• **Your instructions**:
Pictures excluded, reproduce exactly the lines below from the one with "Rebuild this diagram" through the one with "(site) at (15,43)", both included.

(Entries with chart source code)
** START **

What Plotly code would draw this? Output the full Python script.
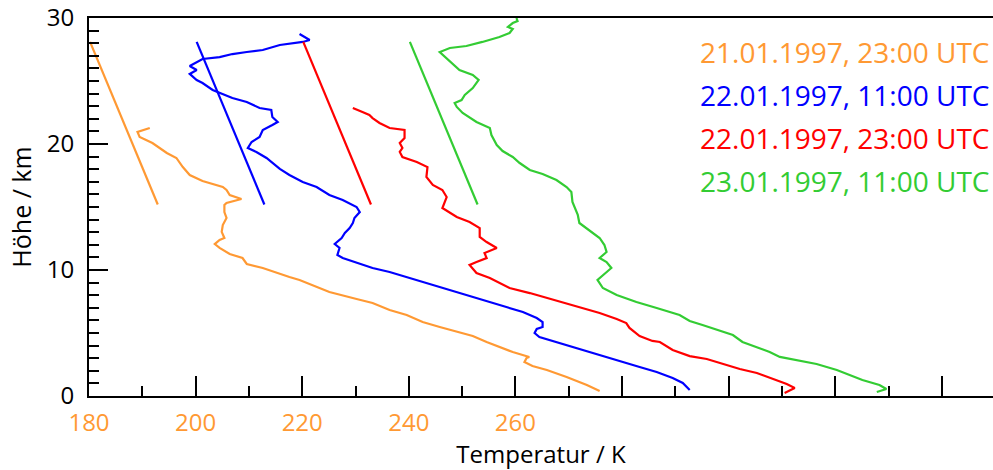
import plotly.graph_objects as go

# --- data (temperatures in K, altitude in km) ---
offsets = [0, 20, 40, 60]  # display offset of each profile, K
labels = ["21.01.1997, 23:00 UTC", "22.01.1997, 11:00 UTC",
          "22.01.1997, 23:00 UTC", "23.01.1997, 11:00 UTC"]
colors = ["#FF9933", "#0000FF", "#FF0000", "#33CC33"]

t_orange = [275.8, 273.4, 269.6, 265.9, 263.2, 261.7, 262.1, 262.6, 259.5, 257.0,
            254.6, 252.0, 249.0, 245.8, 242.6, 239.6, 236.4, 233.2, 230.2, 225.1,
            219.5, 217.6, 212.6, 209.6, 208.8, 206.4, 204.5, 203.6, 204.5, 205.4,
            204.9, 205.1, 205.8, 205.4, 205.4, 205.8, 208.6, 206.4, 205.8, 205.1,
            201.3, 198.9, 197.6, 196.4, 194.6, 191.9, 189.5, 189.1, 191.4]
z_orange = [0.40, 0.87, 1.51, 2.06, 2.38, 2.70, 3.02, 3.10, 3.49, 3.89,
            4.29, 4.76, 5.08, 5.48, 5.87, 6.43, 6.83, 7.38, 7.70, 8.25,
            9.21, 9.44, 10.16, 10.48, 10.95, 11.27, 11.75, 12.06, 12.38, 12.54,
            13.02, 13.57, 14.13, 14.60, 15.16, 15.32, 15.63, 15.95, 16.35, 16.59,
            17.06, 17.54, 18.17, 18.89, 19.29, 20.08, 20.56, 20.95, 21.27]

t_blue = [272.7, 271.4, 269.5, 266.5, 263.3, 260.1, 257.1, 253.9, 250.7, 247.7,
          244.5, 243.6, 244.0, 245.1, 245.1, 244.0, 241.4, 238.3, 235.2, 232.0,
          229.0, 225.8, 222.6, 219.6, 216.4, 213.2, 210.2, 207.6, 206.6, 207.0,
          206.1, 207.4, 208.0, 208.9, 209.5, 209.8, 210.8, 210.2, 207.6, 205.1,
          202.7, 200.1, 197.6, 195.8, 193.3, 191.4, 189.8, 190.5, 192.0, 192.6,
          194.4, 195.4, 194.4, 194.2, 192.0, 189.6, 186.9, 185.1, 183.2, 181.3,
          180.2, 178.9, 180.2, 178.9, 180.2, 181.3, 184.5, 186.9, 189.6, 192.6,
          195.8, 200.1, 201.4, 199.5]
z_blue = [0.48, 1.03, 1.43, 1.90, 2.30, 2.70, 3.10, 3.49, 3.89, 4.29,
          4.68, 5.00, 5.32, 5.48, 5.87, 6.19, 6.67, 7.06, 7.46, 7.86,
          8.25, 8.65, 9.05, 9.44, 9.84, 10.16, 10.56, 10.95, 11.19, 11.75,
          12.06, 12.54, 12.94, 13.33, 13.73, 14.13, 14.60, 15.00, 15.56, 15.95,
          16.59, 16.98, 17.54, 18.02, 18.89, 19.37, 19.68, 20.16, 20.56, 21.11,
          21.51, 21.75, 22.14, 22.70, 22.86, 23.33, 23.65, 23.97, 24.29, 24.84,
          25.08, 25.56, 25.87, 26.19, 26.51, 26.75, 26.90, 27.14, 27.30, 27.46,
          27.86, 28.10, 28.25, 28.73]

t_red = [270.5, 272.4, 270.9, 268.3, 265.3, 262.1, 258.9, 255.9, 252.7, 249.5,
         247.1, 245.7, 243.3, 241.4, 240.8, 239.0, 235.8, 232.6, 229.6, 226.4,
         222.7, 218.9, 217.0, 215.2, 212.7, 211.4, 212.7, 214.6, 214.2, 216.5,
         214.6, 213.3, 213.3, 211.4, 209.0, 206.3, 207.1, 206.3, 204.5, 203.3,
         203.5, 201.5, 198.8, 198.3, 198.8, 198.3, 199.2, 199.2, 196.4, 194.5,
         193.2, 192.6, 191.3, 189.5]
z_red = [0.24, 0.63, 0.95, 1.35, 1.83, 2.14, 2.54, 2.94, 3.17, 3.65,
         4.29, 4.37, 4.76, 5.40, 5.79, 6.11, 6.59, 6.98, 7.38, 7.78,
         8.17, 8.57, 8.97, 9.37, 9.76, 10.40, 10.63, 10.95, 11.35, 11.75,
         12.22, 12.62, 13.33, 13.81, 14.21, 14.92, 15.79, 16.35, 16.75, 17.38,
         18.17, 18.57, 18.97, 19.37, 19.68, 20.08, 20.48, 21.11, 21.27, 21.67,
         22.06, 22.30, 22.54, 22.86]

t_green = [267.8, 269.6, 268.3, 265.1, 262.7, 260.3, 256.5, 252.8, 249.6, 247.7,
           245.3, 242.6, 240.8, 237.7, 235.1, 232.7, 230.8, 226.5, 222.7, 219.0,
           216.4, 215.4, 216.4, 218.0, 217.1, 215.8, 217.1, 216.7, 215.8, 213.9,
           212.0, 211.7, 211.1, 210.7, 210.5, 209.6, 207.7, 205.1, 202.7, 200.8,
           199.5, 197.6, 196.5, 195.5, 195.2, 192.7, 190.1, 189.0, 188.6, 189.9,
           190.5, 192.0, 193.1, 192.0, 189.5, 188.0, 185.8, 187.7, 190.8, 193.8,
           197.0, 198.9, 199.5, 198.6, 199.5, 200.4, 200.2]
z_green = [0.32, 0.56, 0.87, 1.27, 1.67, 2.06, 2.54, 2.86, 3.10, 3.49,
           3.89, 4.29, 4.84, 5.24, 5.63, 5.95, 6.43, 6.98, 7.46, 8.02,
           8.57, 9.21, 9.60, 10.16, 10.63, 10.95, 11.43, 11.98, 12.54, 13.17,
           13.73, 14.37, 15.00, 15.40, 16.19, 16.59, 17.14, 17.62, 17.94, 18.49,
           18.97, 19.44, 19.92, 20.71, 21.27, 21.75, 22.46, 22.94, 23.25, 23.49,
           23.89, 24.44, 25.08, 25.48, 25.87, 26.43, 27.30, 27.62, 27.78, 28.10,
           28.49, 28.81, 29.13, 29.29, 29.60, 29.76, 30.0]

# threshold line drawn next to each profile
t_line = [180.2, 192.9]
z_line = [28.1, 15.2]

x_tickvals = [180, 200, 220, 240, 260, 280, 300, 320, 340]
x_ticktext = ["180", "200", "220", "240", "260", "", "", "", ""]
x_minor = [190, 210, 230, 250, 270, 290, 310, 330]
y_tickvals = [0, 10, 20, 30]

profiles = [(t_orange, z_orange), (t_blue, z_blue), (t_red, z_red), (t_green, z_green)]

FONT = "Open Sans"

fig = go.Figure()
for (tt, zz), off, col in zip(profiles, offsets, colors):
    fig.add_trace(go.Scatter(x=[t + off for t in tt], y=zz, mode="lines",
                             line=dict(color=col, width=2.2), hoverinfo="skip"))
    fig.add_trace(go.Scatter(x=[t + off for t in t_line], y=z_line, mode="lines",
                             line=dict(color=col, width=2.2), hoverinfo="skip"))

# label rows, placed in pixel terms of the 378 px tall plot area
for i, (lab, col) in enumerate(zip(labels, colors)):
    fig.add_annotation(text=lab, xref="paper", yref="paper",
                       x=0.674, y=(396 - 52 - 43 * i) / 378,
                       xanchor="left", yanchor="middle", showarrow=False,
                       font=dict(family=FONT, size=28, color=col))

fig.update_layout(
    width=993, height=470,
    margin=dict(l=89, r=0, t=18, b=74, autoexpand=False),
    plot_bgcolor="white", paper_bgcolor="white",
    showlegend=False,
    font=dict(family=FONT, color="black"),
    xaxis=dict(range=[180, 349.6], showgrid=False, zeroline=False, automargin=False,
               showline=True, linecolor="black", linewidth=2, mirror=True,
               ticks="inside", ticklen=20, tickwidth=2, tickcolor="black",
               tickmode="array", tickvals=x_tickvals, ticktext=x_ticktext,
               tickfont=dict(family=FONT, size=24, color="#FF9933"),
               ticklabelstandoff=4,
               minor=dict(tickmode="array", tickvals=x_minor, ticks="inside",
                          ticklen=10, tickwidth=2, tickcolor="black"),
               title=dict(text="Temperatur / K", standoff=4,
                          font=dict(family=FONT, size=24, color="black"))),
    yaxis=dict(range=[0, 30], showgrid=False, zeroline=False, automargin=False,
               showline=True, linecolor="black", linewidth=2,
               ticks="inside", ticklen=19, tickwidth=2, tickcolor="black",
               tickmode="array", tickvals=y_tickvals,
               tickfont=dict(family=FONT, size=24, color="black"),
               ticklabelstandoff=8,
               minor=dict(dtick=1, ticks="inside", ticklen=10, tickwidth=2,
                          tickcolor="black"),
               title=dict(text="Höhe / km", standoff=8,
                          font=dict(family=FONT, size=25, color="black"))),
)

fig.write_html("out.html", config={"displayModeBar": False},
               post_script="document.body.style.margin='0';document.body.style.overflow='hidden';")
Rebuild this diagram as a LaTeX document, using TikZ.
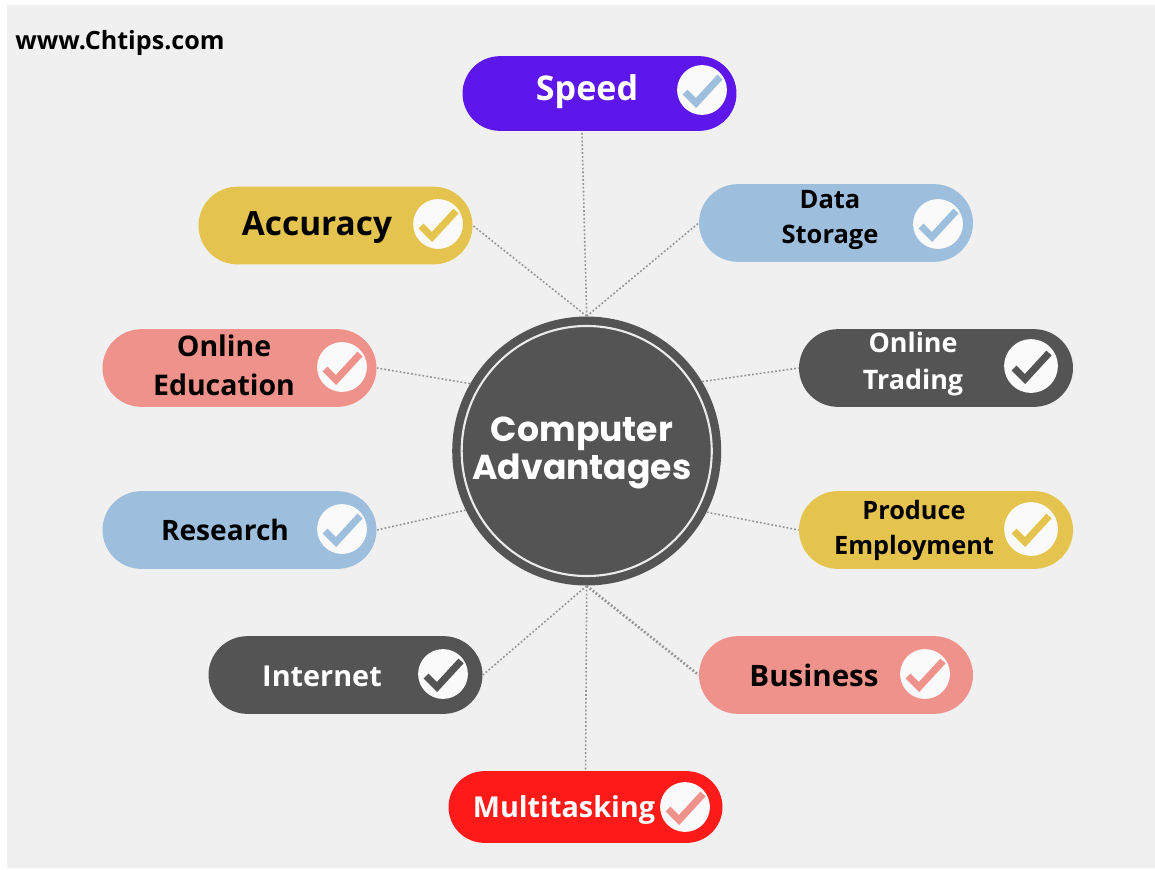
\documentclass[tikz,border=0pt]{standalone}
\usepackage{fontspec}
\setmainfont{Open Sans}
\newfontfamily\HubFont{Poppins}
\usetikzlibrary{shapes.misc}
\definecolor{PanelGray}{HTML}{F0F0F0}
\definecolor{DarkGray}{HTML}{545454}
\definecolor{Violet}{HTML}{5E17EB}
\definecolor{Straw}{HTML}{E4C44F}
\definecolor{Sky}{HTML}{9DBFDD}
\definecolor{Salmon}{HTML}{F0928C}
\definecolor{Signal}{HTML}{FF1A1A}
\tikzset{
  pill/.style={rounded rectangle,minimum width=275*0.567pt,minimum height=78*0.567pt,inner sep=0pt},
  lab/.style={font=\bfseries\fontsize{#1}{20pt}\selectfont,align=center,inner sep=0pt},
  link/.style={draw=gray!85,line width=0.9pt,dash pattern=on 1pt off 1.2pt},
  badge/.style={circle,fill=white!98!black,minimum size=50*0.567pt,inner sep=0pt},
}
\begin{document}
\begin{tikzpicture}[x=0.02cm,y=-0.02cm]
\useasboundingbox (0,0) rectangle (1155,869);
\fill[PanelGray] (7,5) rectangle (1155,868);

\node[lab=14.3,anchor=west] (site) at (15,43) {www.Chtips.com};

%hub
\node[circle,fill=DarkGray,minimum size=270*0.567pt,inner sep=0pt] (hub) at (586.7,451) {};
\node[circle,draw=white!92!black,line width=1.2pt,minimum size=251*0.567pt,inner sep=0pt] (ring) at (hub) {};
\node[lab=20,text=white,font=\HubFont\bfseries\fontsize{19.7}{22}\selectfont] (title) at (582,453) {Computer\\Advantages};

%pills
\node[pill,fill=Violet,minimum height=75*0.567pt] (speed) at (599.5,93.5) {};
\node[pill,fill=Straw] (accuracy) at (335.5,225.5) {};
\node[pill,fill=Sky] (storage) at (836,223) {};
\node[pill,fill=Salmon] (education) at (239.5,368) {};
\node[pill,fill=DarkGray] (trading) at (936,368) {};
\node[pill,fill=Sky] (research) at (239.5,530) {};
\node[pill,fill=Straw] (employment) at (936,530) {};
\node[pill,fill=DarkGray] (internet) at (345.5,675) {};
\node[pill,fill=Salmon] (business) at (836,675) {};
\node[pill,fill=Signal,minimum height=72*0.567pt] (multitasking) at (585.5,807) {};

%labels
\node[lab=19.4,text=white] (speedText) at (587,92) {Speed};
\node[lab=19] (accuracyText) at (317,228) {Accuracy};
\node[lab=14.5] (storageText) at (830,220) {Data\\Storage};
\node[lab=16.2] (educationText) at (224,365.5) {Online\\[2pt]Education};
\node[lab=15.3,text=white] (tradingText) at (913,364) {Online\\[1pt]Trading};
\node[lab=16] (researchText) at (225,530) {Research};
\node[lab=14.4] (employmentText) at (914,530) {Produce\\Employment};
\node[lab=16.4,text=white] (internetText) at (322,676) {Internet};
\node[lab=16.8] (businessText) at (814,675) {Business};
\node[lab=16.4,text=white] (multitaskingText) at (564,810) {Multitasking};

%connectors
\draw[link] (hub.north) -- (speed.-115);
\draw[link] (hub.north) -- (accuracy.east);
\draw[link] (hub.north) -- (storage.west);
\draw[link] (hub.150) -- (education.east);
\draw[link] (hub.31) -- (trading.west);
\draw[link] (hub.206) -- (research.east);
\draw[link] (hub.-27) -- (employment.west);
\draw[link] (hub.south) -- (internet.east);
\draw[link,line width=1.5pt] (hub.south) -- (business.west);
\draw[link] (hub.south) -- (multitasking.north);

%badges
\foreach \x/\y/\r/\c in {%
    702/90/25/Sky,438/224/25/Straw,938/224/25/Sky,342/367/25/Salmon,%
    1031/366/27/DarkGray,342/529/25/Sky,1031/529/27/Straw,%
    443/674/25/DarkGray,925/674/25/Salmon,685/807/25/Salmon%
}{
    \node[badge,minimum size=2*\r*0.567pt] (badge\x) at (\x,\y) {};
    \draw[\c,line width=4pt] (\x-17,\y+2) -- ++(11,11) -- ++(24,-26);
}
\end{tikzpicture}
\end{document}
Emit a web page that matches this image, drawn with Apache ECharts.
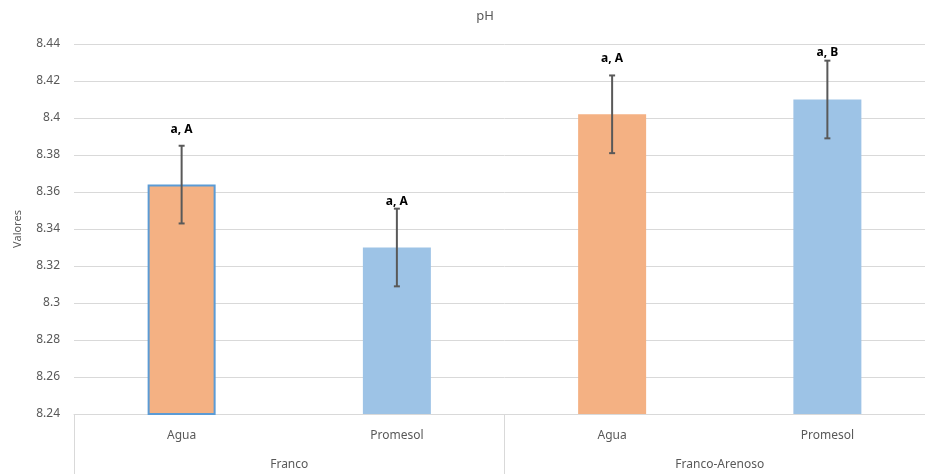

** END **

• **Task result**:
Rebuild this diagram as a LaTeX document, using TikZ.
\documentclass[tikz,border=0pt]{standalone}
\usepackage{fontspec}
\setmainfont{Open Sans}
\newfontfamily\HubFont{Poppins}
\usetikzlibrary{shapes.misc}
\definecolor{PanelGray}{HTML}{F0F0F0}
\definecolor{DarkGray}{HTML}{545454}
\definecolor{Violet}{HTML}{5E17EB}
\definecolor{Straw}{HTML}{E4C44F}
\definecolor{Sky}{HTML}{9DBFDD}
\definecolor{Salmon}{HTML}{F0928C}
\definecolor{Signal}{HTML}{FF1A1A}
\tikzset{
  pill/.style={rounded rectangle,minimum width=275*0.567pt,minimum height=78*0.567pt,inner sep=0pt},
  lab/.style={font=\bfseries\fontsize{#1}{20pt}\selectfont,align=center,inner sep=0pt},
  link/.style={draw=gray!85,line width=0.9pt,dash pattern=on 1pt off 1.2pt},
  badge/.style={circle,fill=white!98!black,minimum size=50*0.567pt,inner sep=0pt},
}
\begin{document}
\begin{tikzpicture}[x=0.02cm,y=-0.02cm]
\useasboundingbox (0,0) rectangle (1155,869);
\fill[PanelGray] (7,5) rectangle (1155,868);

\node[lab=14.3,anchor=west] (site) at (15,43) {www.Chtips.com};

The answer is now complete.